Kiat Risma melakukan perubahan tanpa mengganggu warga itu diakui dosen Universitas Ciputra, Surabaya, Freddy H Istanto. ”Arek Suroboyo sangat menerima perbedaan dalam segala hal. Mereka senang cangkrukan, gotong royong, peka terhadap permasalahan warga, dan guyub dana selalu mau terlibat.
Keterbukaan itu juga menjadi modal bagi Pemkot Surabaya untuk mempersiapkan tempat berjualan PKL tak jauh dari wilayah itu. Maka, tak heran jika Surabaya kini memiliki pusat kuliner di 50 lokasi, termasuk enam pusat oleh-oleh Surabaya Square.
”Begitu diminta geser ke tempat baru, langkah mereka jadi ringan, termasuk penyediaan tempat berjualan seluruh produk pelaku usaha mikro, kecil, dan menengah (UMKM) di Surabaya Square. Yang saya jalani selama ini ibaratnya tak sekadar memberi pancing, tetapi juga menyediakan kolam,” ujar mantan Kepala Dinas Kebersihan dan Pertamanan (DKP) Kota Surabaya ini.

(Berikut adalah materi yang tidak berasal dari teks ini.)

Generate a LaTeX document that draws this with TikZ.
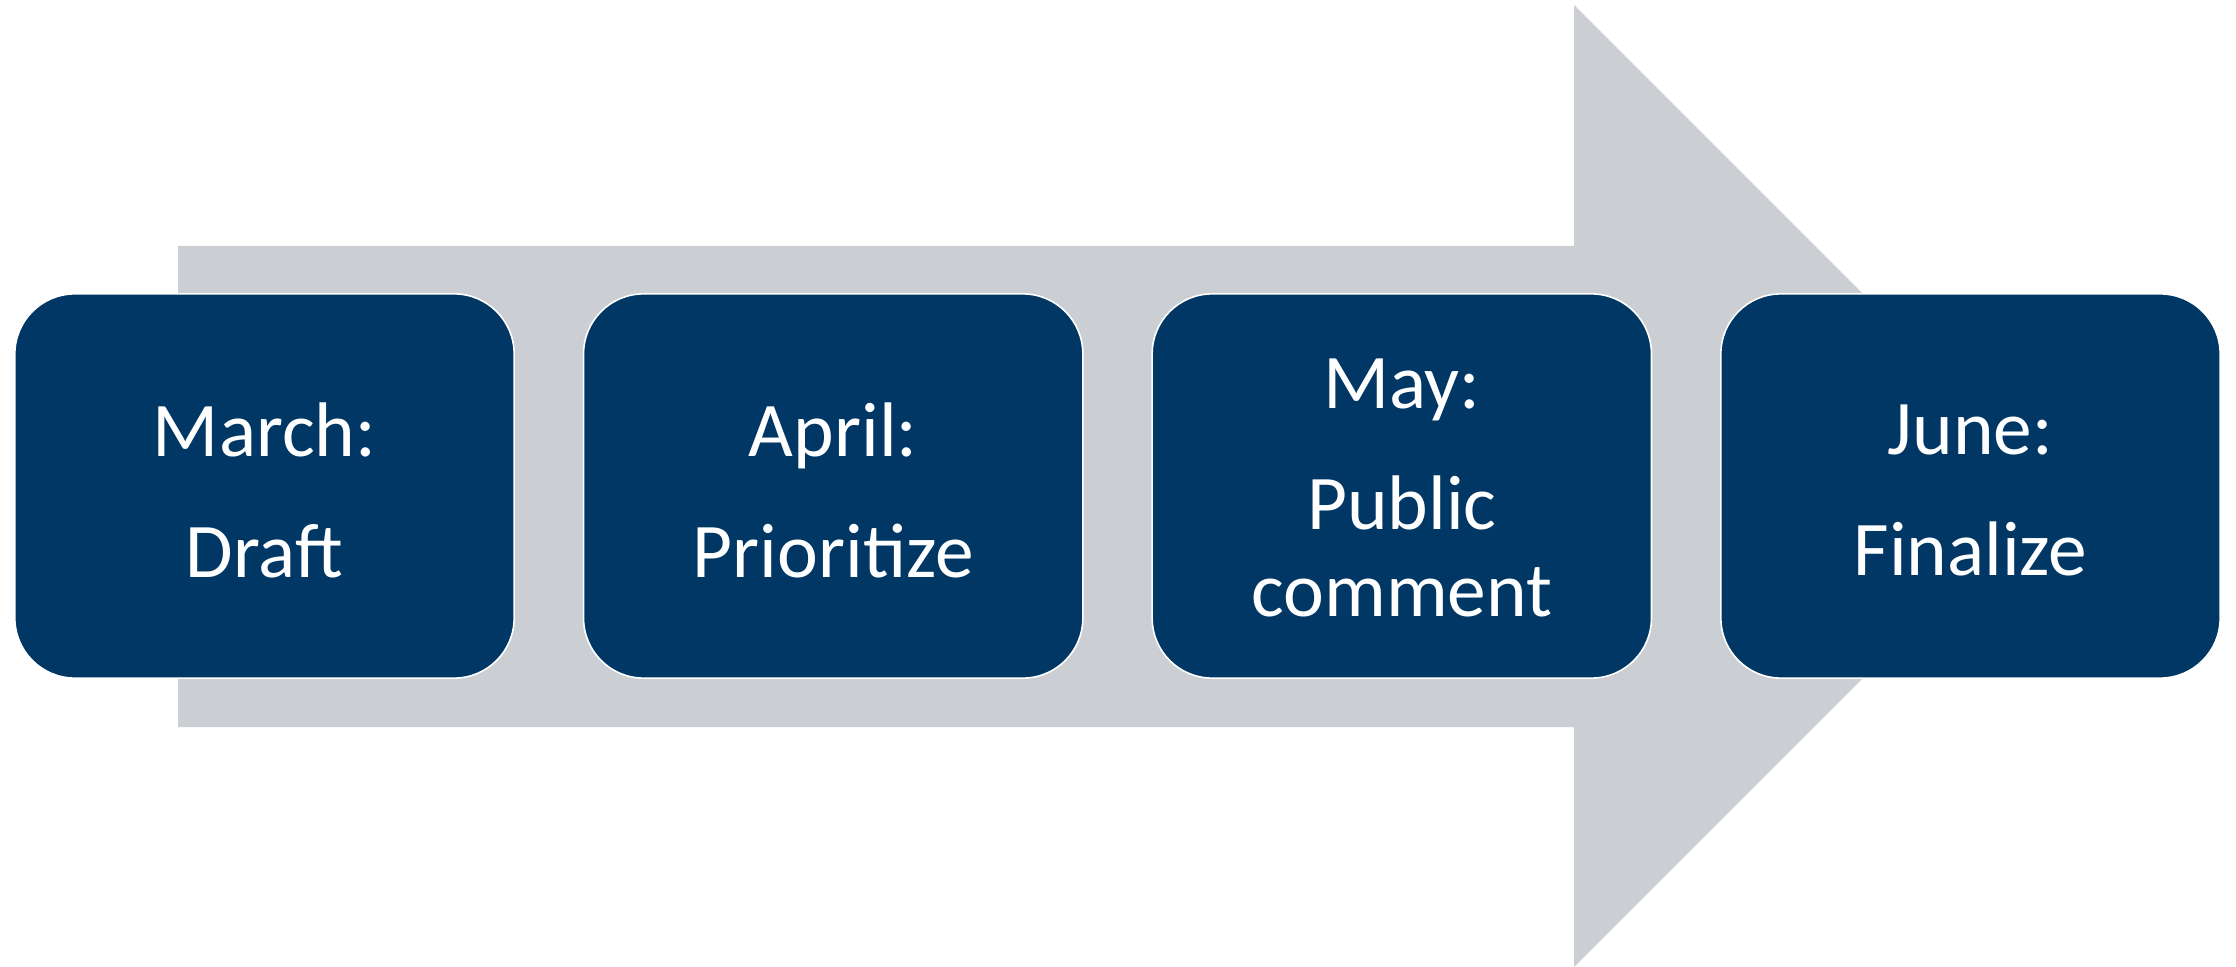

Presiden Asosiasi Pemerintah Daerah (UCLG) Asia Pacific ini pun dijuluki wali kota gila taman. Sebab, sejak menjabat Kepala DKP Kota Surabaya 2005, Risma gigih menata sekaligus menghijaukan kota ini. Maka, sekarang sudah ada 500 taman ditambah Hutan Raya Mangrove Wonorejo dan Gununganyar, Medokanayu, serta Rungkut.
”Selain berfungsi sebagai penghasil oksigen dan penyerap karbon dioksida, pohon juga menambah suasana kota menjadi lebih sejuk dan asri,” begitu kata Risma.
Seperti diungkap Emile Leushuis, pengamat kampung di tujuh kota besar Indonesia kata Freddy bahwa kampung yang terbaik adalah Surabaya. Sebagai permukiman khas sejak jaman dulu, Kampung Surabaya juga menghadirkan catatan arsitektural yang menarik. Kini hampir semua wilayah di Surabaya menjadi pusat kota dengan bertambahnya penanda kota, maka tak ada lagi istilah pinggiran.
Semua wilayah kini muncul sebagai kota-kota kecil yang dilengkapi dengan infrastruktur yang melenggangkan mobilitas warganya. Untuk itu apa yang sudah ada, hendaknya tak diutak-atik apalagi dilenyapkan. Entah ada keadaan darurat, bahkan perang sekalipun, semua penanda kota yang menjadi sumber kehidupan bagi warganya terus dipelihara.
Dan, paling krusial lagi adalah kelak jangan sampai semua warisan itu hanya tinggal nama. Apalagi, perubahan yang luar biasa di kota ini nyaris tak mengusik, tetapi justru menambah elok kawasan bangunan lama yang sudah melegenda.